/---

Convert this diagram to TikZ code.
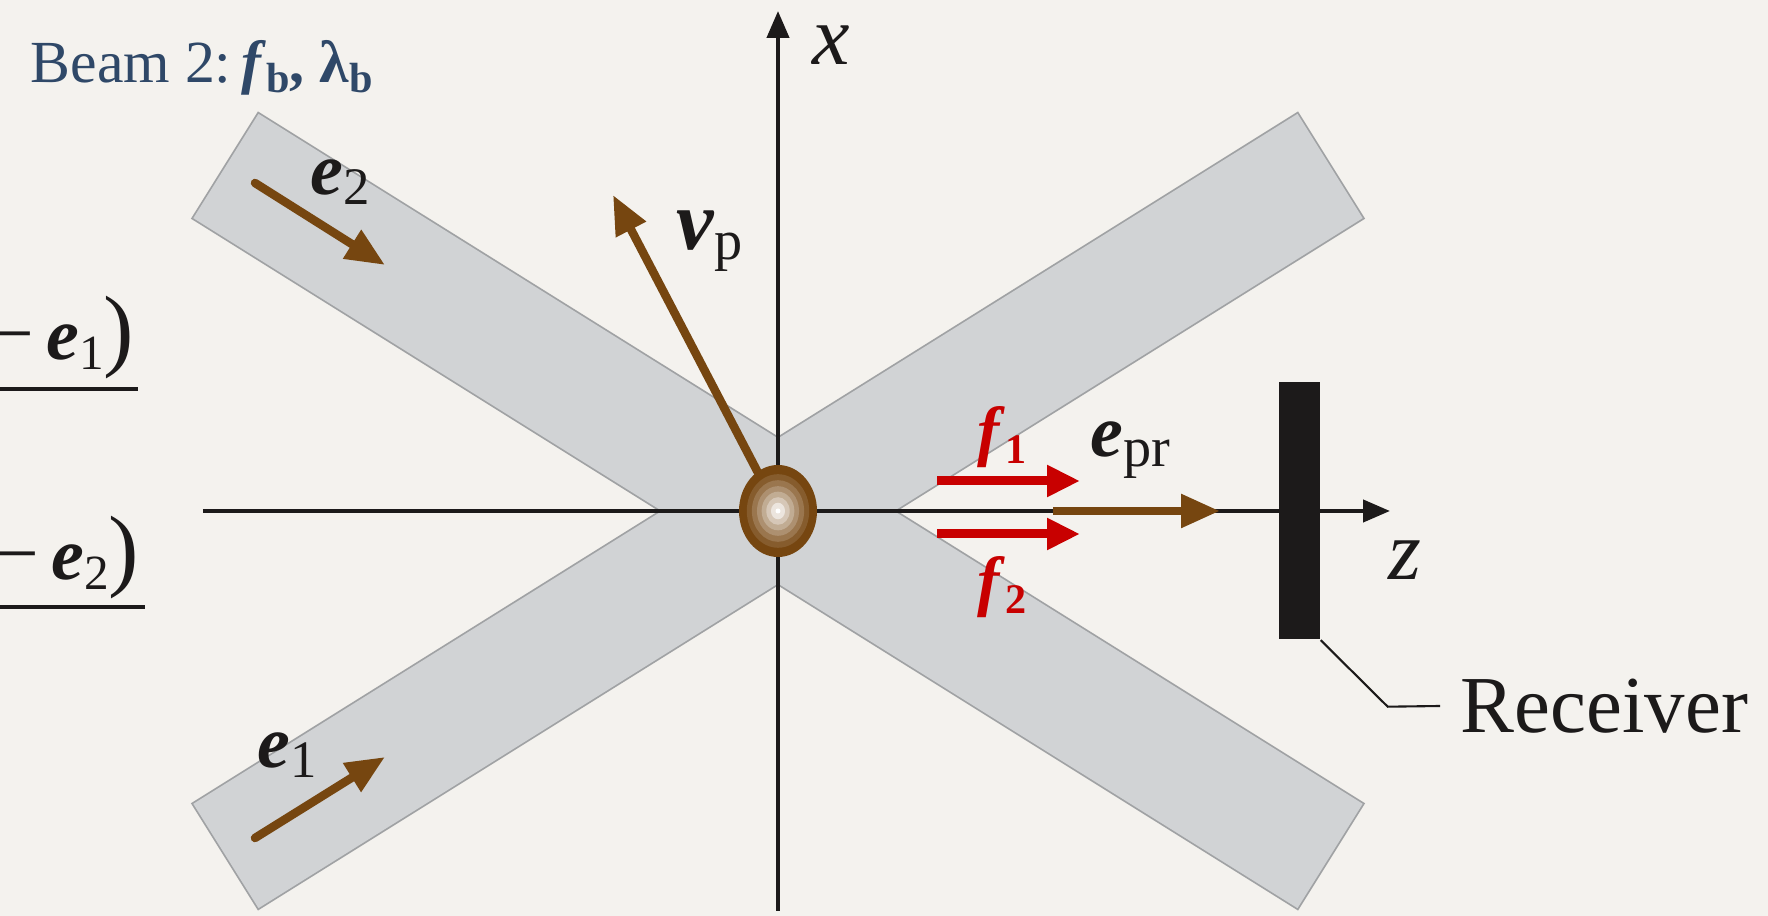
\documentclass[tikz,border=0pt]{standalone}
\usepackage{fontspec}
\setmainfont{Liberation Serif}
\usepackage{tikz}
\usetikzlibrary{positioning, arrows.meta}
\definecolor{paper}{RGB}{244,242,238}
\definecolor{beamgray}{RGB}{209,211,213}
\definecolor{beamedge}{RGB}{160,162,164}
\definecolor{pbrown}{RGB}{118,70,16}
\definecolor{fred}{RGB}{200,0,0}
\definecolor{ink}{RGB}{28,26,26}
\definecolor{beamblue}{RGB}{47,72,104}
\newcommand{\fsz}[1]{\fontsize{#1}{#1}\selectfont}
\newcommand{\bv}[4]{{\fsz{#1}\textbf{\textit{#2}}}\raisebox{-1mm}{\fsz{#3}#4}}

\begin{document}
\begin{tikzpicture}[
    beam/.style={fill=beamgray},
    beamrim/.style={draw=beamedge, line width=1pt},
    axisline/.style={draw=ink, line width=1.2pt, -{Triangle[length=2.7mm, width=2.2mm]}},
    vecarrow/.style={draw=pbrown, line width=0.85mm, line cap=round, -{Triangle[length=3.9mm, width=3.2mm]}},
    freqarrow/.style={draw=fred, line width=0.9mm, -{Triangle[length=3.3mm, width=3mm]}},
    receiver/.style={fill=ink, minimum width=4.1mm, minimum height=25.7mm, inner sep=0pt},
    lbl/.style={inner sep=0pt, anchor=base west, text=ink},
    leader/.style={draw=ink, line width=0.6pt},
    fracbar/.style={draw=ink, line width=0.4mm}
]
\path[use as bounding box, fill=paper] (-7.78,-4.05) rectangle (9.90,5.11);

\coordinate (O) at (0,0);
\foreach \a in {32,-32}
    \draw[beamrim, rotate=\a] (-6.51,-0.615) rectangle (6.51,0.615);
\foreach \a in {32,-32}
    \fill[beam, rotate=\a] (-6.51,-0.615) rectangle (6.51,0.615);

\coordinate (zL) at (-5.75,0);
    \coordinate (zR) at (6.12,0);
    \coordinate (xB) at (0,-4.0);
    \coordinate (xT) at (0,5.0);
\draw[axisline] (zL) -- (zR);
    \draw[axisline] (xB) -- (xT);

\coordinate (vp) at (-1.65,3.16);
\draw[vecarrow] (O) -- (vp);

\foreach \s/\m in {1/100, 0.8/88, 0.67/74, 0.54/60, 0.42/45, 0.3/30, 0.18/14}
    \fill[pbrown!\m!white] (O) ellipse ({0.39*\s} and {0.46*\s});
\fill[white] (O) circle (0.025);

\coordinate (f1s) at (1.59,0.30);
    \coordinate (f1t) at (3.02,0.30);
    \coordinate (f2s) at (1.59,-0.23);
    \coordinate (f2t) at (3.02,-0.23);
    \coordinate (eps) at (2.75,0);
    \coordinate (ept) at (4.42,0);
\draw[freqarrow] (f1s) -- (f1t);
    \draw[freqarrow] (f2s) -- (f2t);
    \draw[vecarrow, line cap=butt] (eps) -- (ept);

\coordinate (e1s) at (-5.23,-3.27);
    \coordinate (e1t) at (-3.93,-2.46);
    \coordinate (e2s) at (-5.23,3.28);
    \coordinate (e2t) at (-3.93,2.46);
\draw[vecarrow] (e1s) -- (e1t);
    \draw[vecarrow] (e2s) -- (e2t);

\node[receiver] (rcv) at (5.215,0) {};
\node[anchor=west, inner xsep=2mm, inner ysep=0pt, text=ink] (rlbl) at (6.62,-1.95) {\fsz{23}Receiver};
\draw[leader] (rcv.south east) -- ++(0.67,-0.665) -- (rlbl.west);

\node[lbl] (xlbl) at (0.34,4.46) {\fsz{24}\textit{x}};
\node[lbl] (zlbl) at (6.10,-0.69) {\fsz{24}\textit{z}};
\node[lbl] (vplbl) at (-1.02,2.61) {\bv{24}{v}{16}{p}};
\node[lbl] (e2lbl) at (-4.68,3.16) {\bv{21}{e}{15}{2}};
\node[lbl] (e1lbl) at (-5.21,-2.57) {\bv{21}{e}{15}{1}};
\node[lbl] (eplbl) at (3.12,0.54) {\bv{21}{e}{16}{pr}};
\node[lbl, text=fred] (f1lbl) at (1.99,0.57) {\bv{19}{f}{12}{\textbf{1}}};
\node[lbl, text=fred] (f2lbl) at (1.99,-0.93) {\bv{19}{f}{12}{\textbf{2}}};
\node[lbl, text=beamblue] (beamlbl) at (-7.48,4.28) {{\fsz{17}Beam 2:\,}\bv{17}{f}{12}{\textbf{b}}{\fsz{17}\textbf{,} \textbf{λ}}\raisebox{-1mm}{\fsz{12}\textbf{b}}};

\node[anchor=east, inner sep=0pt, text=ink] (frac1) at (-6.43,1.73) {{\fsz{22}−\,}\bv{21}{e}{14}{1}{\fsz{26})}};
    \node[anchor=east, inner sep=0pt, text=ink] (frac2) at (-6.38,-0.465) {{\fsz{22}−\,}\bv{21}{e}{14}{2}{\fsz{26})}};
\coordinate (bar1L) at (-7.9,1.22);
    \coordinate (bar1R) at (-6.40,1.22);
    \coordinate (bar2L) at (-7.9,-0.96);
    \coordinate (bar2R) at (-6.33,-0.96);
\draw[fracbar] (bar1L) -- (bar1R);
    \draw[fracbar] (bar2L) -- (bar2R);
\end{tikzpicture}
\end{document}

\---

**Set problem**
Write the full listing out again with every line unchanged, but include no pictures.

**Output for this task**
Convert this diagram to TikZ code.
\documentclass[tikz,border=0pt]{standalone}
\usepackage{fontspec}
\setmainfont{Liberation Serif}
\usepackage{tikz}
\usetikzlibrary{positioning, arrows.meta}
\definecolor{paper}{RGB}{244,242,238}
\definecolor{beamgray}{RGB}{209,211,213}
\definecolor{beamedge}{RGB}{160,162,164}
\definecolor{pbrown}{RGB}{118,70,16}
\definecolor{fred}{RGB}{200,0,0}
\definecolor{ink}{RGB}{28,26,26}
\definecolor{beamblue}{RGB}{47,72,104}
\newcommand{\fsz}[1]{\fontsize{#1}{#1}\selectfont}
\newcommand{\bv}[4]{{\fsz{#1}\textbf{\textit{#2}}}\raisebox{-1mm}{\fsz{#3}#4}}

\begin{document}
\begin{tikzpicture}[
    beam/.style={fill=beamgray},
    beamrim/.style={draw=beamedge, line width=1pt},
    axisline/.style={draw=ink, line width=1.2pt, -{Triangle[length=2.7mm, width=2.2mm]}},
    vecarrow/.style={draw=pbrown, line width=0.85mm, line cap=round, -{Triangle[length=3.9mm, width=3.2mm]}},
    freqarrow/.style={draw=fred, line width=0.9mm, -{Triangle[length=3.3mm, width=3mm]}},
    receiver/.style={fill=ink, minimum width=4.1mm, minimum height=25.7mm, inner sep=0pt},
    lbl/.style={inner sep=0pt, anchor=base west, text=ink},
    leader/.style={draw=ink, line width=0.6pt},
    fracbar/.style={draw=ink, line width=0.4mm}
]
\path[use as bounding box, fill=paper] (-7.78,-4.05) rectangle (9.90,5.11);

\coordinate (O) at (0,0);
\foreach \a in {32,-32}
    \draw[beamrim, rotate=\a] (-6.51,-0.615) rectangle (6.51,0.615);
\foreach \a in {32,-32}
    \fill[beam, rotate=\a] (-6.51,-0.615) rectangle (6.51,0.615);

\coordinate (zL) at (-5.75,0);
    \coordinate (zR) at (6.12,0);
    \coordinate (xB) at (0,-4.0);
    \coordinate (xT) at (0,5.0);
\draw[axisline] (zL) -- (zR);
    \draw[axisline] (xB) -- (xT);

\coordinate (vp) at (-1.65,3.16);
\draw[vecarrow] (O) -- (vp);

\foreach \s/\m in {1/100, 0.8/88, 0.67/74, 0.54/60, 0.42/45, 0.3/30, 0.18/14}
    \fill[pbrown!\m!white] (O) ellipse ({0.39*\s} and {0.46*\s});
\fill[white] (O) circle (0.025);

\coordinate (f1s) at (1.59,0.30);
    \coordinate (f1t) at (3.02,0.30);
    \coordinate (f2s) at (1.59,-0.23);
    \coordinate (f2t) at (3.02,-0.23);
    \coordinate (eps) at (2.75,0);
    \coordinate (ept) at (4.42,0);
\draw[freqarrow] (f1s) -- (f1t);
    \draw[freqarrow] (f2s) -- (f2t);
    \draw[vecarrow, line cap=butt] (eps) -- (ept);

\coordinate (e1s) at (-5.23,-3.27);
    \coordinate (e1t) at (-3.93,-2.46);
    \coordinate (e2s) at (-5.23,3.28);
    \coordinate (e2t) at (-3.93,2.46);
\draw[vecarrow] (e1s) -- (e1t);
    \draw[vecarrow] (e2s) -- (e2t);

\node[receiver] (rcv) at (5.215,0) {};
\node[anchor=west, inner xsep=2mm, inner ysep=0pt, text=ink] (rlbl) at (6.62,-1.95) {\fsz{23}Receiver};
\draw[leader] (rcv.south east) -- ++(0.67,-0.665) -- (rlbl.west);

\node[lbl] (xlbl) at (0.34,4.46) {\fsz{24}\textit{x}};
\node[lbl] (zlbl) at (6.10,-0.69) {\fsz{24}\textit{z}};
\node[lbl] (vplbl) at (-1.02,2.61) {\bv{24}{v}{16}{p}};
\node[lbl] (e2lbl) at (-4.68,3.16) {\bv{21}{e}{15}{2}};
\node[lbl] (e1lbl) at (-5.21,-2.57) {\bv{21}{e}{15}{1}};
\node[lbl] (eplbl) at (3.12,0.54) {\bv{21}{e}{16}{pr}};
\node[lbl, text=fred] (f1lbl) at (1.99,0.57) {\bv{19}{f}{12}{\textbf{1}}};
\node[lbl, text=fred] (f2lbl) at (1.99,-0.93) {\bv{19}{f}{12}{\textbf{2}}};
\node[lbl, text=beamblue] (beamlbl) at (-7.48,4.28) {{\fsz{17}Beam 2:\,}\bv{17}{f}{12}{\textbf{b}}{\fsz{17}\textbf{,} \textbf{λ}}\raisebox{-1mm}{\fsz{12}\textbf{b}}};

\node[anchor=east, inner sep=0pt, text=ink] (frac1) at (-6.43,1.73) {{\fsz{22}−\,}\bv{21}{e}{14}{1}{\fsz{26})}};
    \node[anchor=east, inner sep=0pt, text=ink] (frac2) at (-6.38,-0.465) {{\fsz{22}−\,}\bv{21}{e}{14}{2}{\fsz{26})}};
\coordinate (bar1L) at (-7.9,1.22);
    \coordinate (bar1R) at (-6.40,1.22);
    \coordinate (bar2L) at (-7.9,-0.96);
    \coordinate (bar2R) at (-6.33,-0.96);
\draw[fracbar] (bar1L) -- (bar1R);
    \draw[fracbar] (bar2L) -- (bar2R);
\end{tikzpicture}
\end{document}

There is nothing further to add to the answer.